— BEGIN Source excerpt —
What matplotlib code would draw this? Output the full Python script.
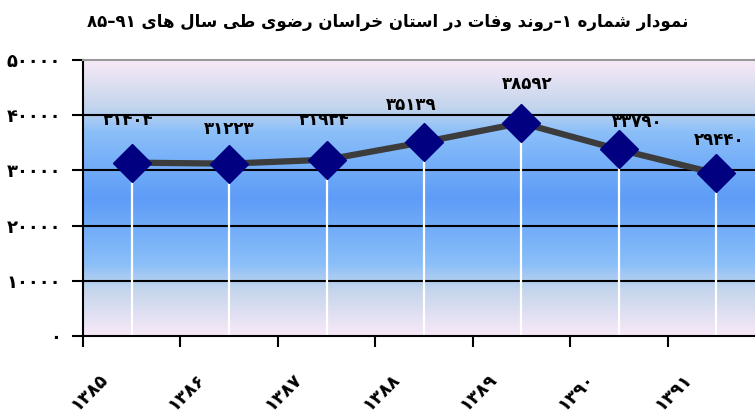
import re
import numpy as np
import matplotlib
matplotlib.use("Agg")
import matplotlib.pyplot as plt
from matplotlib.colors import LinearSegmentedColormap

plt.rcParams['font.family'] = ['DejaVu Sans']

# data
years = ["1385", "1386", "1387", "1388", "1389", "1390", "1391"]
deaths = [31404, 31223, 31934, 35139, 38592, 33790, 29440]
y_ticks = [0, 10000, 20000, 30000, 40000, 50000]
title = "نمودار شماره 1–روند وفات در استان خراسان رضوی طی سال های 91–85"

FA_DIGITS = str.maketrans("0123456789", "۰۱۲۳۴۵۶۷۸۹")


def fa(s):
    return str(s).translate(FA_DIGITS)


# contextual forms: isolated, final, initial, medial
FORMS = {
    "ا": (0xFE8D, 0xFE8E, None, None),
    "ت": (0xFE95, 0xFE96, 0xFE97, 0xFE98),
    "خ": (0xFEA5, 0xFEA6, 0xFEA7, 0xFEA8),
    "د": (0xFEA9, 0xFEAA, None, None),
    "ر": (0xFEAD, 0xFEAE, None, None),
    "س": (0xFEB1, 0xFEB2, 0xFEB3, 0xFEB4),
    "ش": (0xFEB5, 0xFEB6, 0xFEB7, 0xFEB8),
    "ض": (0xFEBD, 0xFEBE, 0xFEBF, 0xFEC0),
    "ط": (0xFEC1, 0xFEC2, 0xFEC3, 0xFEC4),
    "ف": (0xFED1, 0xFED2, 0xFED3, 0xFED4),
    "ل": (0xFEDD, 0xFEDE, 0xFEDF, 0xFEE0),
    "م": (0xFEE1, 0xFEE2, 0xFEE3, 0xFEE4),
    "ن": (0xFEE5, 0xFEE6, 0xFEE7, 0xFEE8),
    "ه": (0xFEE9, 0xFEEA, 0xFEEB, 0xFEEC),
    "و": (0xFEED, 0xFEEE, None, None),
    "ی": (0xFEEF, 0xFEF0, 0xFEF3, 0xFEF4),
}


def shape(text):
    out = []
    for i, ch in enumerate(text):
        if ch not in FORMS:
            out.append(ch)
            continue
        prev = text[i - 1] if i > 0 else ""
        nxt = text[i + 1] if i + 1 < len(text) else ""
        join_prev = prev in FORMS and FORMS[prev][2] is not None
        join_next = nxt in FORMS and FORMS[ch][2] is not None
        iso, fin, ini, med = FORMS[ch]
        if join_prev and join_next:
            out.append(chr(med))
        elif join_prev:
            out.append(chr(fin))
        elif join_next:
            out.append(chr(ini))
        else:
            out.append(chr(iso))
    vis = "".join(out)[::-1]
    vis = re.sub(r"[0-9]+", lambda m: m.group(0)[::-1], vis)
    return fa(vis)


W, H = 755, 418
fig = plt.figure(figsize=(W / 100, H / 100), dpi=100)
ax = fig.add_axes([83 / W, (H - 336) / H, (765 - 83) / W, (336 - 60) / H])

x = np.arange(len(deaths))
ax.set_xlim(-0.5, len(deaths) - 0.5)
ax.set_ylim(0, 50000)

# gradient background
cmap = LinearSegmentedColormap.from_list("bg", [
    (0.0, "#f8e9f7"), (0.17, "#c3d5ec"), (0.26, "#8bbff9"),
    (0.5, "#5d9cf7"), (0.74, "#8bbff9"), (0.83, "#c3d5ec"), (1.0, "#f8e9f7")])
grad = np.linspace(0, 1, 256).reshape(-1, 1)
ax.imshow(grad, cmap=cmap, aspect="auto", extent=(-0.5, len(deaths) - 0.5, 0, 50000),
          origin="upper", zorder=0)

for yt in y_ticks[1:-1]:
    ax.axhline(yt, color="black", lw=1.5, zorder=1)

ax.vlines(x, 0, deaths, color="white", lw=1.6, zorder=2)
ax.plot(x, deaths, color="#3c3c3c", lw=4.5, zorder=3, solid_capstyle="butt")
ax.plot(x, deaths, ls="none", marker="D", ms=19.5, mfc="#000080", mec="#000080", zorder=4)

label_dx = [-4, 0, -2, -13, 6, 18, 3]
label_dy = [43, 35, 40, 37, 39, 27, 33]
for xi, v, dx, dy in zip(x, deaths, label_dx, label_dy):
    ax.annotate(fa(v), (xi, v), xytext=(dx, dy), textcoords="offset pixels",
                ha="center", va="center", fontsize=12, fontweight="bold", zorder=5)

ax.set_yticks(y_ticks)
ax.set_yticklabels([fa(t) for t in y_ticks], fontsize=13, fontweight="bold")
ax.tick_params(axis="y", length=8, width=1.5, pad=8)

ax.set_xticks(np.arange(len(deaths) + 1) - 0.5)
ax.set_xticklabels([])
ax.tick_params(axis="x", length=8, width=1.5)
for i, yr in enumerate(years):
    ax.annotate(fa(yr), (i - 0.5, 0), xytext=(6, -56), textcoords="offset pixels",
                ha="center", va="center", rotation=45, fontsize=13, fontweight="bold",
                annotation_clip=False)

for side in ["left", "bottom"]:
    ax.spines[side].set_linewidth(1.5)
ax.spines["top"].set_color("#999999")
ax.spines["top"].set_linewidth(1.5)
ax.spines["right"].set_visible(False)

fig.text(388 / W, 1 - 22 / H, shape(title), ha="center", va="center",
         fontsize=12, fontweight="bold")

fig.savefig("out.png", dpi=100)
— END Source excerpt —
#### [Your goal]
Write out the lines from the start of the material to the line with "return str(s).translate(FA_DIGITS)", inclusive and exactly. Skip the pictures.

#### [Exercise answer]
What matplotlib code would draw this? Output the full Python script.
import re
import numpy as np
import matplotlib
matplotlib.use("Agg")
import matplotlib.pyplot as plt
from matplotlib.colors import LinearSegmentedColormap

plt.rcParams['font.family'] = ['DejaVu Sans']

# data
years = ["1385", "1386", "1387", "1388", "1389", "1390", "1391"]
deaths = [31404, 31223, 31934, 35139, 38592, 33790, 29440]
y_ticks = [0, 10000, 20000, 30000, 40000, 50000]
title = "نمودار شماره 1–روند وفات در استان خراسان رضوی طی سال های 91–85"

FA_DIGITS = str.maketrans("0123456789", "۰۱۲۳۴۵۶۷۸۹")


def fa(s):
    return str(s).translate(FA_DIGITS)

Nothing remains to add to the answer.